The General Motors lawsuit alleges the automaker rigged the trucks to pass emissions tests while emitting illegal nitrogen oxide levels on the roads.

Attorneys say the trucks emit up to five times the legal limits of nitrogen oxides during normal driving by using "defeat devices" that keep the emissions legal in a lab setting.

The Silverado and Sierra allegedly have three devices which alter the emissions controls during official testing. In comparison to Volkswagen's confirmed defeat devices that caused millions of vehicles to emit up to 40 times the legal levels of nitrogen oxides, the accusations against GM seem minor.

However, attorneys say their testing shows the trucks are illegal, a claim that could affect more than 700,000 trucks in the U.S.

According to the Duramax lawsuit, the defeat devices alter the emissions controls at temperatures above 86 degrees Fahrenheit, the upper limit for emissions certification testing, and again below 68 degrees Fahrenheit, the lower limit for emissions certification testing.

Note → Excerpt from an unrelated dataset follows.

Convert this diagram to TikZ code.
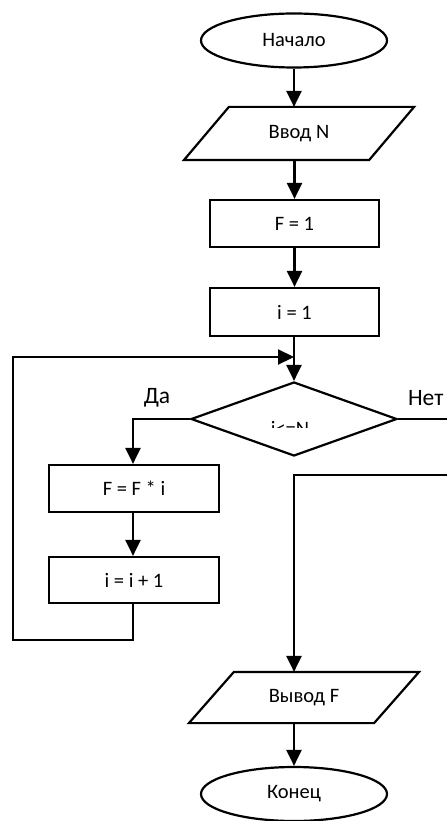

The suit says the temperature-based defeat devices combine to de-rate emissions controls during 65 to 70 percent of the miles the trucks are driven in and around the 30 largest population centers in the U.S.

In addition to GM, the Duramax lawsuit names parts manufacturer Bosch as a defendant that allegedly worked with GM in manufacturing the electronic diesel control units that allowed GM to activate the defeat devices. The lawsuit against Bosch will be nothing new to the company after the supplier was punished for jumping into bed with Volkswagen.

The GM lawsuit alleges that even if the automaker can fix the allegedly illegal emissions to bring them compliant with federal standards, the fix could reduce power, torque and fuel efficiency. However, the automaker was quick to release a statement in response to the Duramax diesel lawsuit.

"These claims are baseless and we will vigorously defend ourselves. The Duramax Diesel Chevrolet Silverado and GMC Sierra comply with all U.S. EPA and CARB emissions regulations." - General Motors

The GM Duramax diesel lawsuit was filed in the U.S. District Court for the Eastern District of Michigan in Detroit by Hagens Berman, the same legal team who prosecuted Volkswagen in its emissions scandal.

Attorneys for Hagens Berman also filed a separate lawsuit against General Motors in 2016 alleging 2014 Chevy Cruze cars are equipped with illegal emissions defeat devices. A federal judge dismissed some of the claims while allowing certain claims to continue, which is where the lawsuit stands to date.

Another GM Duramax diesel emissions lawsuit was filed by different attorneys in 2015 that also includes the Chevrolet Silverado and GMC Sierra, plus the Chevy Express and GMC Savana.

The lawsuit alleges when the vehicles move at slow speeds for long periods of time, drivers are told to drive faster to make the exhaust hotter so it can clean the diesel particulate filter. However, GM allegedly made changes to the diesel engines to get around the problem, but those changes caused decreased fuel efficiency.